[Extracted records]
^^^^

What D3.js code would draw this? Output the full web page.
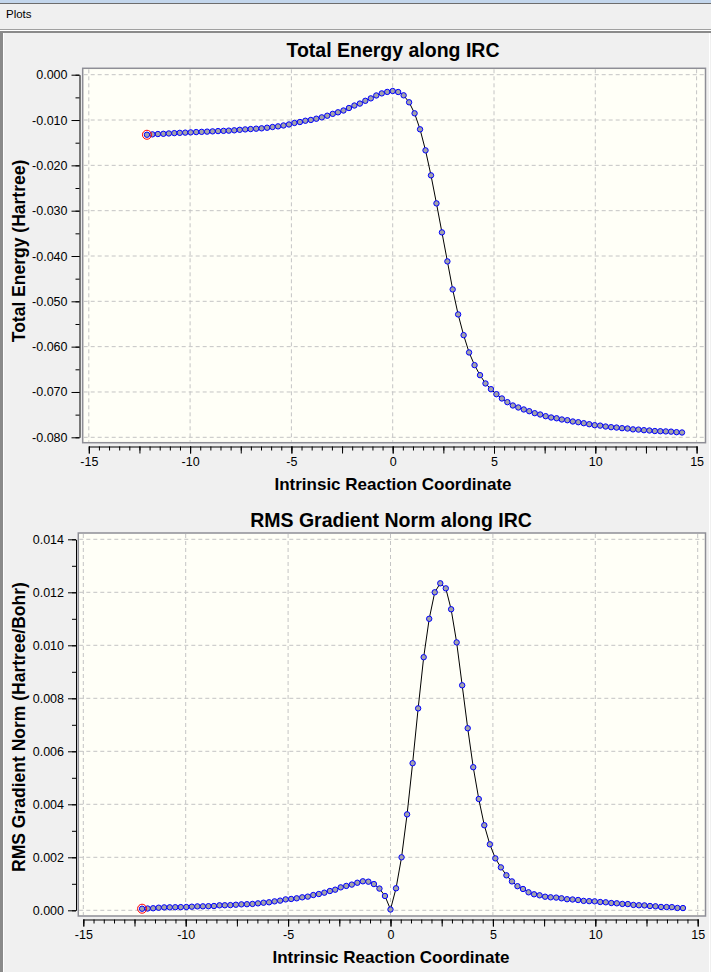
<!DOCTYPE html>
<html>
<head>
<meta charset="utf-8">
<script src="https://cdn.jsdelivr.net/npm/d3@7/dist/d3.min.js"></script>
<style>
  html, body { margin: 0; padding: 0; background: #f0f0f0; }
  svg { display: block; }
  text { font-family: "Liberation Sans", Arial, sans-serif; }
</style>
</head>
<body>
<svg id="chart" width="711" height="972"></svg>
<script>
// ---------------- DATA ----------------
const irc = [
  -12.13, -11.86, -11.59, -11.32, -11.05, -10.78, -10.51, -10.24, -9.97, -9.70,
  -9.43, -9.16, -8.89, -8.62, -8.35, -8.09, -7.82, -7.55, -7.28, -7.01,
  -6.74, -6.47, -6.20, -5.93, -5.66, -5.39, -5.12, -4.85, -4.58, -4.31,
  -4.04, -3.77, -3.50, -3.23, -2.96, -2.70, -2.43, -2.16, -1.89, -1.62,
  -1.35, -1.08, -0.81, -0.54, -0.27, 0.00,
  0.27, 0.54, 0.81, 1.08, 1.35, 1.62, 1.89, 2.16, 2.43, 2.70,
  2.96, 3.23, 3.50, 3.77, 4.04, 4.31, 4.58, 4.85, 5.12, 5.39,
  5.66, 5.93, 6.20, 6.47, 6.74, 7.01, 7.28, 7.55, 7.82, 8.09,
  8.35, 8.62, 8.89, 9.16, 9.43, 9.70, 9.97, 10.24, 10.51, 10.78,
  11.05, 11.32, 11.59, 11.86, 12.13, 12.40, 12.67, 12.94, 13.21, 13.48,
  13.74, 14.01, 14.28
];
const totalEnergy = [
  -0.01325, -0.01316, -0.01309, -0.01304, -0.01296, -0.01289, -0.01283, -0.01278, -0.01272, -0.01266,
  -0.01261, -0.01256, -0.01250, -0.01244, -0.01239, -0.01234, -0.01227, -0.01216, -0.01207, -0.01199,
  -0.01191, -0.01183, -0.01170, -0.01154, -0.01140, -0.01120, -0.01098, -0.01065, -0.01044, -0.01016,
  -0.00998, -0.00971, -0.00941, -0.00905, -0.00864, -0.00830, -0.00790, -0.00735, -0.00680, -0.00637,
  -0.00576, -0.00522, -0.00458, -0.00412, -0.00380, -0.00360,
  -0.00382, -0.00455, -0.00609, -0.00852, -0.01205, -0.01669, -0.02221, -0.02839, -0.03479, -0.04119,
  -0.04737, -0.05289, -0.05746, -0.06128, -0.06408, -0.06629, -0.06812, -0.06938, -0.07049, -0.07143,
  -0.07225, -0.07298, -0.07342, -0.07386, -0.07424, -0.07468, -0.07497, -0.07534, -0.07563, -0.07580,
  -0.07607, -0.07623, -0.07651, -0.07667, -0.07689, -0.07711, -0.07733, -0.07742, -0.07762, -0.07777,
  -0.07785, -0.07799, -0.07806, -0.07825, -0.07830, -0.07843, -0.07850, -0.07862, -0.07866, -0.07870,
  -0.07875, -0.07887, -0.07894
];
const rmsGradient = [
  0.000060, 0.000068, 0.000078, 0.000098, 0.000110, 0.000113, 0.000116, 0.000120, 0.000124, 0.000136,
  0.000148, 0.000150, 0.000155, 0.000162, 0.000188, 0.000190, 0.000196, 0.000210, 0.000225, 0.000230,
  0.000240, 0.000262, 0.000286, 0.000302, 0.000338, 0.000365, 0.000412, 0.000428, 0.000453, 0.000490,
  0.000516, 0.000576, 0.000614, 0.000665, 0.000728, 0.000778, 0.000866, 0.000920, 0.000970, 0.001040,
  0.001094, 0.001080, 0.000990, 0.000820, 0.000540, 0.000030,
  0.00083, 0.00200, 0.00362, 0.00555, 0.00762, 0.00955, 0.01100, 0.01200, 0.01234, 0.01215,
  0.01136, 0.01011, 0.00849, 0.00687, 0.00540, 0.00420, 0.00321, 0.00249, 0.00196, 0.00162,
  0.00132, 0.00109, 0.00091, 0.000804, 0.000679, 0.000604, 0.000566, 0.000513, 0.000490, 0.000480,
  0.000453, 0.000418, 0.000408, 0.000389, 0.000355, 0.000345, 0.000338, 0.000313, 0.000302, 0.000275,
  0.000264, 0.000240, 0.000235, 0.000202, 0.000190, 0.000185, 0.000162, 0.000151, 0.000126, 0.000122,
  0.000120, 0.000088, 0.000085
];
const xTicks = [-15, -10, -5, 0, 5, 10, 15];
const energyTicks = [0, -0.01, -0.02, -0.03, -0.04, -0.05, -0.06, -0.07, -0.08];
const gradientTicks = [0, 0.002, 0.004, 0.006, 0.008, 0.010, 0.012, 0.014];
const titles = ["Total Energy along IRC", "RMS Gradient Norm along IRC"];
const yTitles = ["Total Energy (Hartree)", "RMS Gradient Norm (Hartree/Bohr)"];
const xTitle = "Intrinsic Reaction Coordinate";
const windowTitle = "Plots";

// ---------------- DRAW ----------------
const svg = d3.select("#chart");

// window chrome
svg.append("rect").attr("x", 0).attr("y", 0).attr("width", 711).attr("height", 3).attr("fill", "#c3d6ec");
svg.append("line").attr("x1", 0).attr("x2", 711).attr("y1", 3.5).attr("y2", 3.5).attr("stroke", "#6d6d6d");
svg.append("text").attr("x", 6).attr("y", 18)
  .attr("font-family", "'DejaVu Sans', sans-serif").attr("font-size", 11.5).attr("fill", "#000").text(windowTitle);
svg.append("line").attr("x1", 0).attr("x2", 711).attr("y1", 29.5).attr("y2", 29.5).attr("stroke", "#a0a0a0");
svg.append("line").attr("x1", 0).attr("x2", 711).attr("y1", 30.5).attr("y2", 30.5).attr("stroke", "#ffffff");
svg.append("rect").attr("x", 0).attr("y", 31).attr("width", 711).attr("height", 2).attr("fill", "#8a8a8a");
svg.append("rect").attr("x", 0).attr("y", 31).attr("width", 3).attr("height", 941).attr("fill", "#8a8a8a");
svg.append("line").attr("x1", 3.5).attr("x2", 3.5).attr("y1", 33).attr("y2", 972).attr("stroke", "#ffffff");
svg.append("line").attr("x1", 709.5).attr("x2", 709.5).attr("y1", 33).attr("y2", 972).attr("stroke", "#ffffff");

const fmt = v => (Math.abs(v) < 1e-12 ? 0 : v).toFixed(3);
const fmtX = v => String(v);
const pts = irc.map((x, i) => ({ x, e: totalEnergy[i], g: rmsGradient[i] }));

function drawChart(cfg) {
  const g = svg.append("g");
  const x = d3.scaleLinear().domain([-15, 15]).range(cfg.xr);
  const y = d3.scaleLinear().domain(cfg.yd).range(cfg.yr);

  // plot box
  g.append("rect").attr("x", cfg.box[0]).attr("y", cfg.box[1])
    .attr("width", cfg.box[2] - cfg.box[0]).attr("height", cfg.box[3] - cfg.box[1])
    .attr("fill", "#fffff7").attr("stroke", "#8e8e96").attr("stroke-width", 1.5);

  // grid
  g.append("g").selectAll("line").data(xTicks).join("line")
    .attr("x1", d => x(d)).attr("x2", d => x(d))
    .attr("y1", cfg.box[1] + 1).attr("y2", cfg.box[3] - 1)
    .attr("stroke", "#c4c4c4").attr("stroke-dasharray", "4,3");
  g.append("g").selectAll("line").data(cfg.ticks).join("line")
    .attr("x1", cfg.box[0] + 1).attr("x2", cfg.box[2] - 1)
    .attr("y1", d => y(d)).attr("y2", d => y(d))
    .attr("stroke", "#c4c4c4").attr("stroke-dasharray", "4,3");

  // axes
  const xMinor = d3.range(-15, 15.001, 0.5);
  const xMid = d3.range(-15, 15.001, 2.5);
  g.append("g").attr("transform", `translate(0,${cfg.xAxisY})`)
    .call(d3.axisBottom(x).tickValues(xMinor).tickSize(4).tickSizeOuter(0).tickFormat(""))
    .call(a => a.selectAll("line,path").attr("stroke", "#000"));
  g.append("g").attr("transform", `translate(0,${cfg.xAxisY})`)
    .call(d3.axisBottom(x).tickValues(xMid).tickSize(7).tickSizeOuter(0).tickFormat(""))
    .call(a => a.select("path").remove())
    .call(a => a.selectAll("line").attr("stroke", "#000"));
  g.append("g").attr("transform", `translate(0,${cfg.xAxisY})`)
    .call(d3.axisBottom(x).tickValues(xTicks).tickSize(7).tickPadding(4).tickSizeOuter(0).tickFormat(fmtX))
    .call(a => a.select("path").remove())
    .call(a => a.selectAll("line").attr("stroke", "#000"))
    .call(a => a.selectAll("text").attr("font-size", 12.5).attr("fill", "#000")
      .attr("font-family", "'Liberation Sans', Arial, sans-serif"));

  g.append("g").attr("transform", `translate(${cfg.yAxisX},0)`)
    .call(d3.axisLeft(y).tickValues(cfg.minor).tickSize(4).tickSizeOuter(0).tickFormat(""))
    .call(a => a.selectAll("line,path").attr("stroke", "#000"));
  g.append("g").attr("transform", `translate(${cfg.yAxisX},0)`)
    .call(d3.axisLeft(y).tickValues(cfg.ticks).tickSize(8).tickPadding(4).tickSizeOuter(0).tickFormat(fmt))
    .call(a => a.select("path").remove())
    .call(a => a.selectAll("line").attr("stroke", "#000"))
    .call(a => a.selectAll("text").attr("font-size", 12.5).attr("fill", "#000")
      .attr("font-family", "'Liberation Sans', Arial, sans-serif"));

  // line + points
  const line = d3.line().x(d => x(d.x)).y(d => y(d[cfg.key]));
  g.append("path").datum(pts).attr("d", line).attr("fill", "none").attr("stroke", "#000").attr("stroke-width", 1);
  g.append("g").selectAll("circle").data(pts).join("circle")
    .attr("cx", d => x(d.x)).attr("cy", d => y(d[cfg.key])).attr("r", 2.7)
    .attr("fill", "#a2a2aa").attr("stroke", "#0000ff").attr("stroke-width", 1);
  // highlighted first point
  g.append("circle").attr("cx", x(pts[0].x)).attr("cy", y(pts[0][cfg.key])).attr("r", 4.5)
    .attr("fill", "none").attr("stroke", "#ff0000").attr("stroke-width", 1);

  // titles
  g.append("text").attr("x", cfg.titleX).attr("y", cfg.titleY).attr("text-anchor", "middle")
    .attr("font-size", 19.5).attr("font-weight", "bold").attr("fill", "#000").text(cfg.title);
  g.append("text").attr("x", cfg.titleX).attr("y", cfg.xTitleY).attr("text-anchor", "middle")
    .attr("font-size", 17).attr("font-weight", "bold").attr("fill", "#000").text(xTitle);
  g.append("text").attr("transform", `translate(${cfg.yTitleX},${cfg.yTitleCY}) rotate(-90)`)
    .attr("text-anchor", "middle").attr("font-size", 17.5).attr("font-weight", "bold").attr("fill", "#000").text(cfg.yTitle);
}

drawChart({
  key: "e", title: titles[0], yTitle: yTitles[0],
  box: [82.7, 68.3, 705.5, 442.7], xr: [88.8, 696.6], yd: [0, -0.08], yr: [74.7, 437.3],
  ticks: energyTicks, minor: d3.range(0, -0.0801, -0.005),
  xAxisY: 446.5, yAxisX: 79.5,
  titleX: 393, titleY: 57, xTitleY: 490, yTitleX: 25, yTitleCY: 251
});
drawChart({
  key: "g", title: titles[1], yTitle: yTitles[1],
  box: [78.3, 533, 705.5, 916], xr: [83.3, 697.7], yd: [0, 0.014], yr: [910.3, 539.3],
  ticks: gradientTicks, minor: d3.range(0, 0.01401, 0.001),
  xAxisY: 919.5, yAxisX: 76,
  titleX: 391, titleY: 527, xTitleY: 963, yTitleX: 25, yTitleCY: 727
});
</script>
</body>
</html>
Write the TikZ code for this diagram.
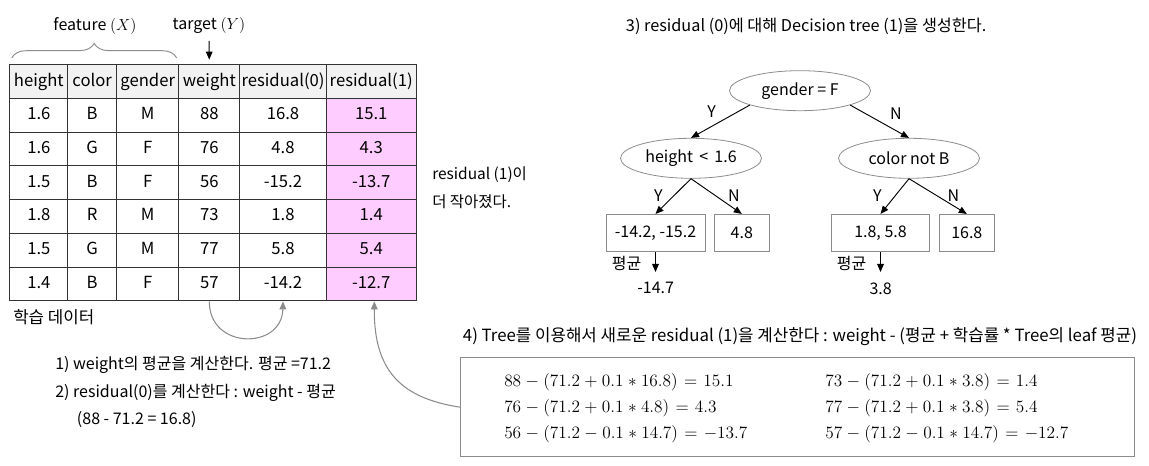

^^^^

What is asked →
Only the number is wanted: how many lines of the data contain the word "this"?

Completed exercise →
2